On 7 September 1795 Governor Hunter arrived in New South Wales on the Reliance to take command of the settlement. On board were Matthew Flinders (master’s mate) and George Bass (ship’s surgeon), who had formed a close friendship that was to result in the most important series of exploratory voyages in Australian history. Five weeks after landing, they set out from Port Jackson on their little eight foot boat the Tom Thumb to explore and chart the coast. On 26 October, Flinders, Bass and his young servant William Martin, sailed to Botany Bay and explored the St. George’s River, 20 miles further than it had been explored before. Hunter founded Bankstown from this new information. At the end of March 1796, the three set out again in a new and larger Tom Thumb, exploring the Illawarra coast and Port Hacking, naming: Tom Thumbs Lagoon, Hat Hill (Mount Kembla), Martin’s Island (Five Islands) and Providential Cove (Wattamolla).

Bass made a number of land excursions and on one trip to the Cow Pastures found the escaped cattle that had been brought out in the First Fleet. He also discovered good land near Prospect Hill and attempted to cross the Blue Mountains, tackling the precipices with scaling irons and ropes, until after fourteen days the party was driven back by thirst, hunger and fatigue. After the report of coal being found on the coast, south of Sydney by survivors of the wrecked Sydney Cove, Bass promptly offered to investigate with two of the survivors. He left Port Jackson on 5 August 1797 in Governor Hunter’s whale-boat, returning in eight days with specimens of the coal and a report of its abundance around Coalcliff.

Issues are recorded on watermarked paper dated 1800 and 1804. A later issue published in 1815 lacks the table of landholders, depiction of individual farms and adds Evans’s tracks across the Blue Mountains.

On watermarked paper dated 1794, at top left of sheet.

 

 

References:
Ferguson, J. A. Bibliography of Australia Volumes 1-8, Canberra 1976: 329.
Perry, T. & Prescott, D. A guide to maps of Australia in books published 1780-1830. Canberra 1996: 1799.A01.
Tooley, R.V. The Mapping of Australia. London 1979: 67 5.
Wantrup, J. Australian Rare Books. Sydney 1987: pp.132-138, 66.


Collections:
State Library New South Wales: DL Cb 79/3

Aaron Arrowsmith (1750 - 1823)

"Easily the foremost cartographer of his time" (Tooley) The Arrowsmiths were the leading British map publishers in the early 19th century founded by Aaron Arrowsmith.
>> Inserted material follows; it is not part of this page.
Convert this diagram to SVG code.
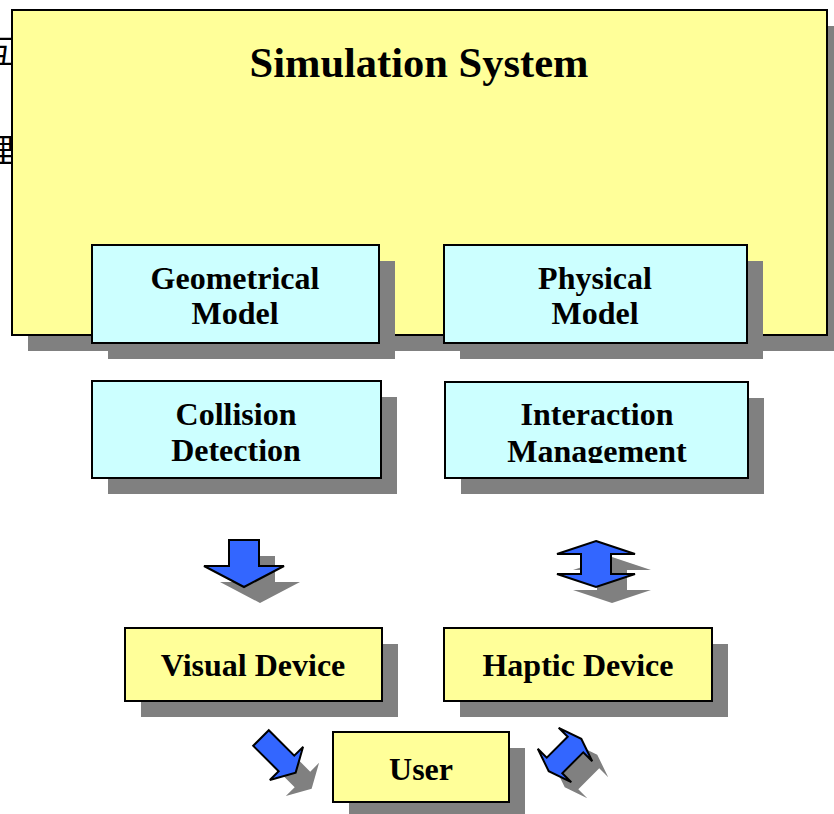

Born in an impoverished family, at Winston, Durham, 14 July 1750. He came to London about 1770 and although self taught he established himself as a land surveyor and worked for other publishers such as Faden and Cary. In 1790 he set up in his own establishment in Castle Street, Long Acre as a publisher and engraver. His first production was A Chart of the World on Mercator's Projection, Showing all the New Discoveries. This was published on 1 April 1790, and fore-shadowed the direction of his contribution to geography. He was to concentrate his considerable energies on the production of large scale general charts, recording of the latest geographical discoveries. His maps were sold singularly in sheets or collections but not in published atlas format and were constantly revised. He was Hydrographer to the Prince of Wales from about 1810 and subsequently Hydrographer to George IV. He used the material of important contemporary explorers such as Bass, Flinders and Colnett and had the confidence of travellers who sent him their manuscripts or information for inclusion in his maps. He received assistance from Dalrymple, Rennell, the Hudson Bay Company, the Ordance Office and the East India Company.